**Given problem**:
Both boundary lines count: repeat, exactly and alone, the lines from the one containing "Output the Python" to the one containing "p.grid.visible = False", with pictures left out.

***** Dataset content

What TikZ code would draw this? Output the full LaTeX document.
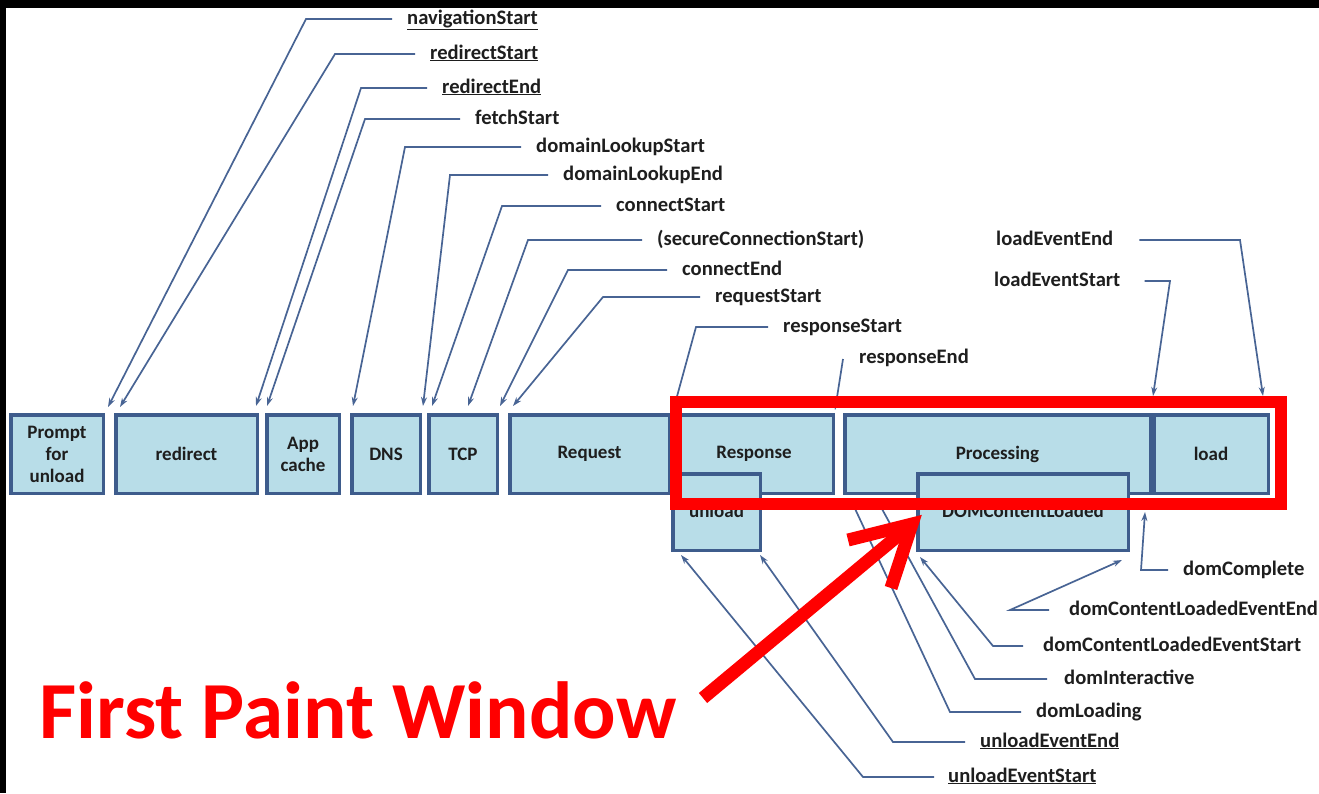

**********
***** Dataset content

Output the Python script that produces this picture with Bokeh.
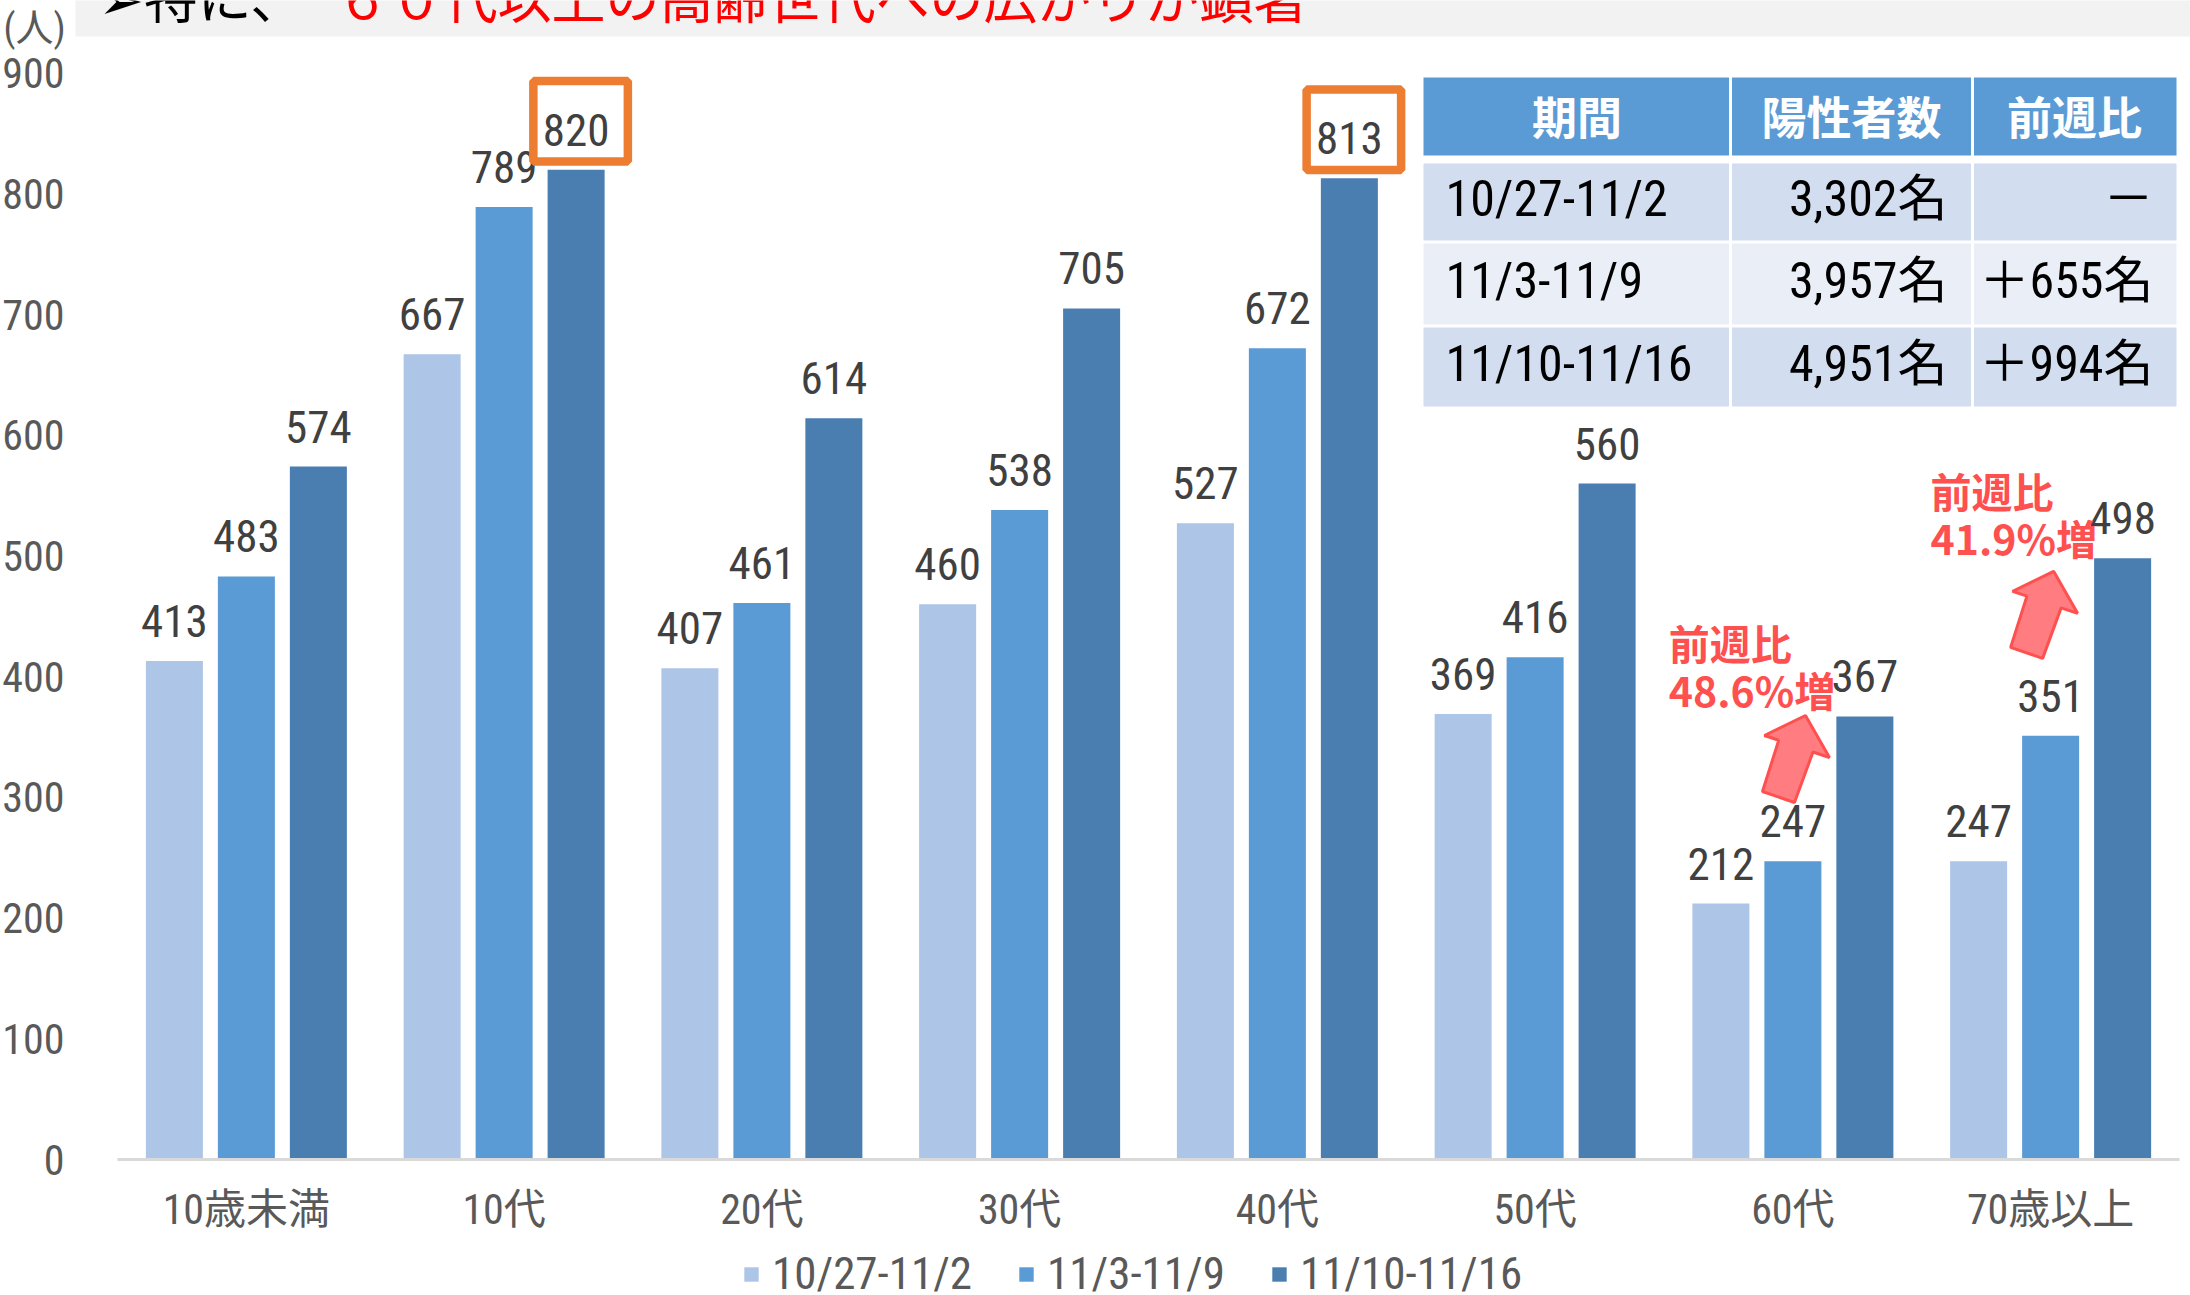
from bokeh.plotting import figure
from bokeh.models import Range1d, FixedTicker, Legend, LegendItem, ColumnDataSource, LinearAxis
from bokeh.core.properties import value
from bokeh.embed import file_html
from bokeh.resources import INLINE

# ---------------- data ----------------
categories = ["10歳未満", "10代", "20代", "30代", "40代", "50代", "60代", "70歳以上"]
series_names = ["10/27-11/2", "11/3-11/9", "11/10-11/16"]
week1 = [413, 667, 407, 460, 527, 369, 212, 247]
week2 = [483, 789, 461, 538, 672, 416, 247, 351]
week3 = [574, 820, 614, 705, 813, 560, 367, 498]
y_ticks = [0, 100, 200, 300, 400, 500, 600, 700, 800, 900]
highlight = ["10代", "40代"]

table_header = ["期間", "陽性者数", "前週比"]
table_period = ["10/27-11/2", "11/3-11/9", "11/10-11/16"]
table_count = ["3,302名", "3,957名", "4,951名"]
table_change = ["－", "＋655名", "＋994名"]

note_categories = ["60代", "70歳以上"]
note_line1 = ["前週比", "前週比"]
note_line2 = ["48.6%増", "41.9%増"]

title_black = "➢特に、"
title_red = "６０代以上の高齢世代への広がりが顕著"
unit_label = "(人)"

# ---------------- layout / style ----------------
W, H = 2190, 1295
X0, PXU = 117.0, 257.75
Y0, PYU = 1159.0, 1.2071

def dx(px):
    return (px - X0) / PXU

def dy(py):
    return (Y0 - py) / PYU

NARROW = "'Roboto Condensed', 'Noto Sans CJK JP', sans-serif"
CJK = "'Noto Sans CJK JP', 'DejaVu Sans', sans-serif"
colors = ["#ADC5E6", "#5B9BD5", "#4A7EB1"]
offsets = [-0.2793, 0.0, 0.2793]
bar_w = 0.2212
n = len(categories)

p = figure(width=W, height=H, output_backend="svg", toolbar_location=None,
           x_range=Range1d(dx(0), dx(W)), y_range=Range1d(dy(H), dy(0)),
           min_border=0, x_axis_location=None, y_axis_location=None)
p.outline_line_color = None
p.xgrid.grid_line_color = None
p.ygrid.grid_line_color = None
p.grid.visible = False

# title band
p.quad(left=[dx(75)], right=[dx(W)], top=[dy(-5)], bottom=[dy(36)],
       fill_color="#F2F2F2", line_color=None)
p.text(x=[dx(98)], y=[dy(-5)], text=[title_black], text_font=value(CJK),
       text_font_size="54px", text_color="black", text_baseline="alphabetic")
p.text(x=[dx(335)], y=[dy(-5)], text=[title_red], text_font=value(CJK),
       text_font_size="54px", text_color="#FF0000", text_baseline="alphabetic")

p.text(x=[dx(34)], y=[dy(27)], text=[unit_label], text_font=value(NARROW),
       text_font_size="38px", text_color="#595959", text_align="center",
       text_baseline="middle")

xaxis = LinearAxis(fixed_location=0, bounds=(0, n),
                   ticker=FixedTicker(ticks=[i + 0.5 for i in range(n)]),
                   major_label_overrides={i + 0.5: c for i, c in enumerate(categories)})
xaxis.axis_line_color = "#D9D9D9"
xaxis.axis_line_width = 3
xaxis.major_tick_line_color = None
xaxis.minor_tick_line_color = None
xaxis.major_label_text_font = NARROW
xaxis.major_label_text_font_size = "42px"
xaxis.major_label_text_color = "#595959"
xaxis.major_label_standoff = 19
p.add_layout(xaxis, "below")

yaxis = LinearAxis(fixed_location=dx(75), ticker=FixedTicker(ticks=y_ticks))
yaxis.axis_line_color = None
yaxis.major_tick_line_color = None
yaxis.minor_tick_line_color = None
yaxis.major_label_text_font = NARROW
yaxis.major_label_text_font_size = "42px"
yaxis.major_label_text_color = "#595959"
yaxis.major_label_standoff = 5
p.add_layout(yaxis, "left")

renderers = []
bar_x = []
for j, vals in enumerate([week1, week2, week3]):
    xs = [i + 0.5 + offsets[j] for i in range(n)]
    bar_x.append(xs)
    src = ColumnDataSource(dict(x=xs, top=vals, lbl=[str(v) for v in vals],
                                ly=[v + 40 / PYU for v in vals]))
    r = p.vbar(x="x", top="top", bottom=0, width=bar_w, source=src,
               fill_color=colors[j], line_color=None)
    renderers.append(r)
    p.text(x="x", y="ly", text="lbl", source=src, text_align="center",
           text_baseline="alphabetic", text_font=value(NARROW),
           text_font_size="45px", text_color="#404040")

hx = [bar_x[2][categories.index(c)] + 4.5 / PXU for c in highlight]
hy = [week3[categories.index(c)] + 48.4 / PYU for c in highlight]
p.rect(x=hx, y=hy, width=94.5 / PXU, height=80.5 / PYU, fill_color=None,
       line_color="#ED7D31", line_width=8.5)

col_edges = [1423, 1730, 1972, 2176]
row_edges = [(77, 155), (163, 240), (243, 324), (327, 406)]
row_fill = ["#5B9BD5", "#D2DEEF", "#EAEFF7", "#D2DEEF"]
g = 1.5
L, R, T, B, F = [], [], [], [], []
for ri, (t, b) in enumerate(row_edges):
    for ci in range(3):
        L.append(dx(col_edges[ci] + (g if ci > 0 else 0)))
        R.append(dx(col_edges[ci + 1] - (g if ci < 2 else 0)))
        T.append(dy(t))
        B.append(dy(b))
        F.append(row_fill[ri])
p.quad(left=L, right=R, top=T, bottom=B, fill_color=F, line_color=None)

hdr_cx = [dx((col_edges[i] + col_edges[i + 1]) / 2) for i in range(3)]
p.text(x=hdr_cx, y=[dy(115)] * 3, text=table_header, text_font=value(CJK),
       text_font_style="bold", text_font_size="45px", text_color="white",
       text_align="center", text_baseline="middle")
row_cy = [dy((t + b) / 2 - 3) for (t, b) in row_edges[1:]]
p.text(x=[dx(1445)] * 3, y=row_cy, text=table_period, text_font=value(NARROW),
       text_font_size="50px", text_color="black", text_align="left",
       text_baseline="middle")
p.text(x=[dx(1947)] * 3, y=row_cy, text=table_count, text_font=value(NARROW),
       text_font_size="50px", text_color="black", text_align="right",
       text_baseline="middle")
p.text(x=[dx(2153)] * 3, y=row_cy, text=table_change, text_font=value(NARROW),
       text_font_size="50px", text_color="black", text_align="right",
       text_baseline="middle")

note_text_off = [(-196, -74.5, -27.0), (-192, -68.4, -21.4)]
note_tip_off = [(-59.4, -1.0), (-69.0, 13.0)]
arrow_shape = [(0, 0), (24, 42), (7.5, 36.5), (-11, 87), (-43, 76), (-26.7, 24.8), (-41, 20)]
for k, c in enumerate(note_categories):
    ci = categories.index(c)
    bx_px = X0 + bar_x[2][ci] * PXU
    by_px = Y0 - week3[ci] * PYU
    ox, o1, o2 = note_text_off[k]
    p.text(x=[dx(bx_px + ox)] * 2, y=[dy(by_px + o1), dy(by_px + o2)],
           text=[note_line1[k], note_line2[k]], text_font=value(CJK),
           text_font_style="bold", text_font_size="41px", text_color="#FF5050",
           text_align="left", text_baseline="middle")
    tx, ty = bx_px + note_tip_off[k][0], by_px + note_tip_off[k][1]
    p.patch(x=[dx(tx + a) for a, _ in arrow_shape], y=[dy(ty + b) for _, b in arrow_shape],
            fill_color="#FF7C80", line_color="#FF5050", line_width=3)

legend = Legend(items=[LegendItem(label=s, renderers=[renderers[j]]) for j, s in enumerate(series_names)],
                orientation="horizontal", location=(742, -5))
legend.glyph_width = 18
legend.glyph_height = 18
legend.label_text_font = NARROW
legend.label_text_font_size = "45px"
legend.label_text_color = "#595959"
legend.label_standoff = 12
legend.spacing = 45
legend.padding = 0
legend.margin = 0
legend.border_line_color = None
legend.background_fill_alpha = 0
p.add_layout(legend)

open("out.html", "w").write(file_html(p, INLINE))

**********

**Solution**:
Output the Python script that produces this picture with Bokeh.
from bokeh.plotting import figure
from bokeh.models import Range1d, FixedTicker, Legend, LegendItem, ColumnDataSource, LinearAxis
from bokeh.core.properties import value
from bokeh.embed import file_html
from bokeh.resources import INLINE

# ---------------- data ----------------
categories = ["10歳未満", "10代", "20代", "30代", "40代", "50代", "60代", "70歳以上"]
series_names = ["10/27-11/2", "11/3-11/9", "11/10-11/16"]
week1 = [413, 667, 407, 460, 527, 369, 212, 247]
week2 = [483, 789, 461, 538, 672, 416, 247, 351]
week3 = [574, 820, 614, 705, 813, 560, 367, 498]
y_ticks = [0, 100, 200, 300, 400, 500, 600, 700, 800, 900]
highlight = ["10代", "40代"]

table_header = ["期間", "陽性者数", "前週比"]
table_period = ["10/27-11/2", "11/3-11/9", "11/10-11/16"]
table_count = ["3,302名", "3,957名", "4,951名"]
table_change = ["－", "＋655名", "＋994名"]

note_categories = ["60代", "70歳以上"]
note_line1 = ["前週比", "前週比"]
note_line2 = ["48.6%増", "41.9%増"]

title_black = "➢特に、"
title_red = "６０代以上の高齢世代への広がりが顕著"
unit_label = "(人)"

# ---------------- layout / style ----------------
W, H = 2190, 1295
X0, PXU = 117.0, 257.75
Y0, PYU = 1159.0, 1.2071

def dx(px):
    return (px - X0) / PXU

def dy(py):
    return (Y0 - py) / PYU

NARROW = "'Roboto Condensed', 'Noto Sans CJK JP', sans-serif"
CJK = "'Noto Sans CJK JP', 'DejaVu Sans', sans-serif"
colors = ["#ADC5E6", "#5B9BD5", "#4A7EB1"]
offsets = [-0.2793, 0.0, 0.2793]
bar_w = 0.2212
n = len(categories)

p = figure(width=W, height=H, output_backend="svg", toolbar_location=None,
           x_range=Range1d(dx(0), dx(W)), y_range=Range1d(dy(H), dy(0)),
           min_border=0, x_axis_location=None, y_axis_location=None)
p.outline_line_color = None
p.xgrid.grid_line_color = None
p.ygrid.grid_line_color = None
p.grid.visible = False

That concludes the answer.